The attacks are also having an information effect. Breaking Defense notes that Hezbollah has published footage of FPV drone strikes on Israeli positions, including a video of an alleged attack on an Iron Dome battery. The spread of such videos on social media amplifies the tactical threat with a psychological and propaganda dimension.

Industry is moving quickly

Israeli defense firms are now competing to provide answers. The article highlights interest in concepts ranging from smart rifles to counter-drone drones, reflecting how unsettled the solution space remains. The rush itself is significant: it suggests there is no single mature answer yet for front-line forces facing small, low-cost, precision-guided threats.
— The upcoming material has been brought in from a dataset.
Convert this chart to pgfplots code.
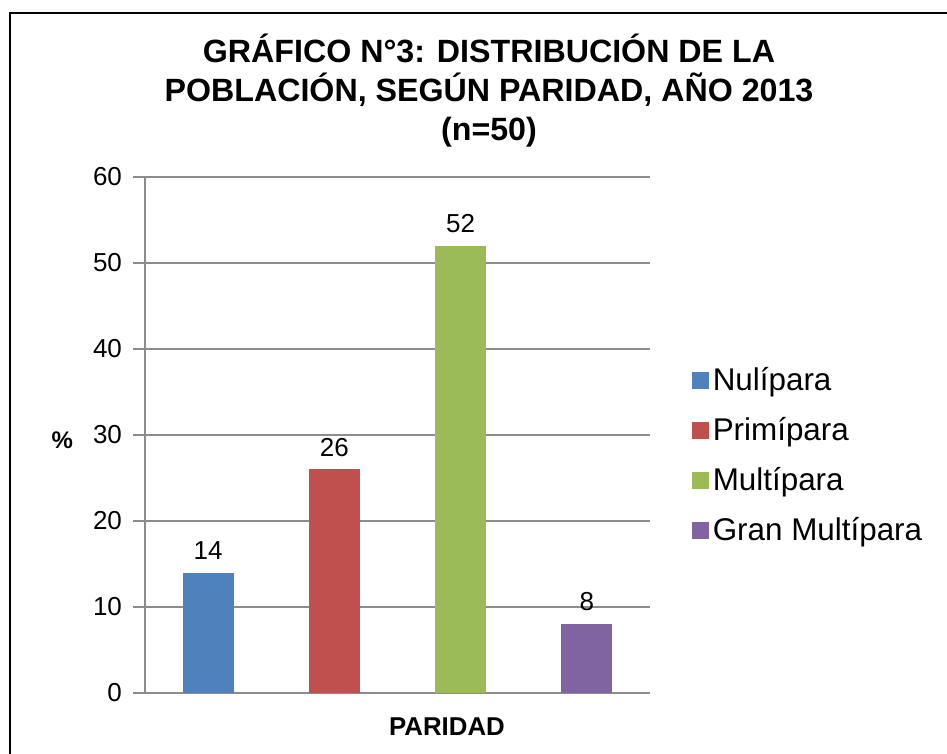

That uncertainty mirrors a broader shift in modern warfare. FPV drones are no longer a niche or improvised danger. They are becoming part of the standard threat environment, capable of challenging maneuvering forces and fixed defensive positions alike.

What this signals

The Israeli response underscores a wider lesson already visible in other conflicts: militaries need layered defenses against small drones, and they need them quickly. Systems built for larger aircraft or traditional missiles are not necessarily suited to stop a fast, low-flying, low-cost platform that may also be resistant to jamming.

For Israel, the immediate question is what can be fielded fast enough to protect troops now. For the broader defense sector, the episode is another sign that counter-FPV capability is moving from an emerging niche to a central operational requirement.